Correlations between flow and transverse momentum in Xe+Xe and Pb+Pb collisions at the LHC with the ATLAS detector: A probe of the heavy-ion initial state and nuclear deformation

The correlations between flow harmonics v_n for n=2, 3, and 4 and mean transverse momentum [pT] in 129Xe+129Xe and 208Pb+208Pb collisions at sqrt(s)=5.44 and 5.02 TeV, respectively, are measured using charged particles with the ATLAS detector. The correlations are potentially sensitive to the shape and size of the initial geometry, nuclear deformation, and initial momentum anisotropy.

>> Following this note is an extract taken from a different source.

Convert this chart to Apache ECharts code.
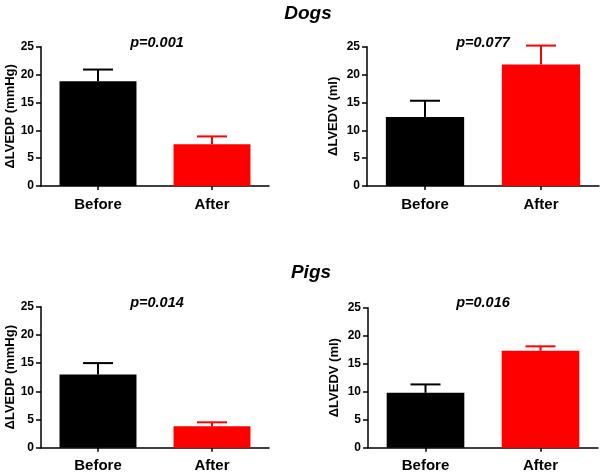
<!DOCTYPE html>
<html><head><meta charset="utf-8">
<script src="https://cdn.jsdelivr.net/npm/echarts@6/dist/echarts.min.js"></script>
<style>html,body{margin:0;padding:0;background:#fff}#c{width:602px;height:475px}</style>
</head><body><div id="c"></div>
<script>
const categories = ['Before', 'After'];
const yTicks = [0, 5, 10, 15, 20, 25];
const dogsLVEDP = [18.8, 7.5];
const dogsLVEDPErr = [2.1, 1.4];
const dogsLVEDV = [12.4, 21.8];
const dogsLVEDVErr = [2.9, 3.4];
const pigsLVEDP = [13.0, 3.8];
const pigsLVEDPErr = [2.0, 0.7];
const pigsLVEDV = [9.8, 17.3];
const pigsLVEDVErr = [1.5, 0.8];
const panelNames = ['ΔLVEDP (mmHg)', 'ΔLVEDV (ml)', 'ΔLVEDP (mmHg)', 'ΔLVEDV (ml)'];
const pValues = ['p=0.001', 'p=0.077', 'p=0.014', 'p=0.016'];
const groupTitles = ['Dogs', 'Pigs'];
const barColors = ['#000000', '#ff0000'];

const FONT = 'Liberation Sans, Arial, sans-serif';
const chart = echarts.init(document.getElementById('c'), null, {renderer: 'canvas'});

const panels = [
  {vals: dogsLVEDP, err: dogsLVEDPErr, grid: {left: 41, top: 46.7, width: 228, height: 139.3}, nameGap: 22},
  {vals: dogsLVEDV, err: dogsLVEDVErr, grid: {left: 367, top: 46.7, width: 232, height: 139.3}, nameGap: 27},
  {vals: pigsLVEDP, err: pigsLVEDPErr, grid: {left: 41, top: 306.7, width: 228, height: 141}, nameGap: 22},
  {vals: pigsLVEDV, err: pigsLVEDVErr, grid: {left: 368, top: 307.7, width: 230, height: 140}, nameGap: 27}
];

const grids = [], xAxes = [], yAxes = [], series = [];
panels.forEach((p, i) => {
  grids.push(Object.assign({containLabel: false}, p.grid));
  xAxes.push({
    type: 'category', gridIndex: i, data: categories,
    axisLine: {lineStyle: {color: '#000', width: 1.5}},
    axisTick: {show: true, alignWithLabel: true, length: 4, lineStyle: {color: '#000', width: 1.5}},
    axisLabel: {color: '#000', fontFamily: FONT, fontWeight: 'bold', fontSize: 15, margin: 11},
    splitLine: {show: false}
  });
  yAxes.push({
    type: 'value', gridIndex: i, min: 0, max: 25, interval: 5,
    axisLine: {show: true, lineStyle: {color: '#000', width: 1.5}},
    axisTick: {show: true, length: 5, lineStyle: {color: '#000', width: 1.5}},
    axisLabel: {color: '#000', fontFamily: FONT, fontWeight: 'bold', fontSize: 12, margin: 7,
      formatter: v => yTicks.includes(v) ? String(v) : ''},
    splitLine: {show: false},
    name: panelNames[i], nameLocation: 'middle', nameRotate: 90,
    nameGap: p.nameGap,
    nameTextStyle: {color: '#000', fontFamily: FONT, fontWeight: 'bold', fontSize: 13}
  });
  series.push({
    type: 'bar', xAxisIndex: i, yAxisIndex: i, barWidth: '67.5%',
    data: p.vals.map((v, k) => ({value: v, itemStyle: {color: barColors[k]}})),
    z: 3, silent: true
  });
  const errData = p.vals.map((v, k) => [k, v, v + p.err[k]]);
  series.push({
    type: 'custom', xAxisIndex: i, yAxisIndex: i, data: errData, z: 2, silent: true,
    renderItem: (params, api) => {
      const k = api.value(0);
      const base = api.coord([k, api.value(1)]);
      const top = api.coord([k, api.value(2)]);
      const col = barColors[k];
      const hw = 15;
      return {type: 'group', children: [
        {type: 'line', shape: {x1: base[0], y1: base[1], x2: top[0], y2: top[1]}, style: {stroke: col, lineWidth: 2}},
        {type: 'line', shape: {x1: top[0] - hw, y1: top[1], x2: top[0] + hw, y2: top[1]}, style: {stroke: col, lineWidth: 2}}
      ]};
    }
  });
});

const titleStyle = {color: '#000', fontFamily: FONT, fontWeight: 'bold', fontStyle: 'italic', fontSize: 19, align: 'center', verticalAlign: 'middle'};
const pStyle = {color: '#000', fontFamily: FONT, fontWeight: 'bold', fontStyle: 'italic', fontSize: 14.5, align: 'center', verticalAlign: 'middle'};
const graphic = [
  {type: 'text', x: 308, y: 14, style: Object.assign({text: groupTitles[0]}, titleStyle)},
  {type: 'text', x: 311, y: 273, style: Object.assign({text: groupTitles[1]}, titleStyle)},
  {type: 'text', x: 157, y: 43, style: Object.assign({text: pValues[0]}, pStyle)},
  {type: 'text', x: 483, y: 43, style: Object.assign({text: pValues[1]}, pStyle)},
  {type: 'text', x: 157, y: 303, style: Object.assign({text: pValues[2]}, pStyle)},
  {type: 'text', x: 483, y: 303, style: Object.assign({text: pValues[3]}, pStyle)}
];

chart.setOption({
  animation: false,
  backgroundColor: '#fff',
  grid: grids, xAxis: xAxes, yAxis: yAxes, series: series, graphic: graphic
});
</script></body></html>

The effects from nonflow and centrality fluctuations are minimized, respectively, via a subevent cumulant method and an event-activity selection based on particle production at very forward rapidity. The v_n−[pT] correlations show strong dependencies on centrality, harmonic number n, pT, and pseudorapidity range. Current models qualitatively describe the overall centrality- and system-dependent trends but fail to quantitatively reproduce all features of the data. In central collisions, where models generally show good agreement, the v_2−[pT] correlations are sensitive to the triaxiality of the quadruple deformation. Comparison of the model with the Pb+Pb and Xe+Xe data confirms that the 129Xe nucleus is a highly deformed triaxial ellipsoid that has neither a prolate nor oblate shape. This provides strong evidence for a triaxial deformation of the 129Xe nucleus from high-energy heavy-ion collisions.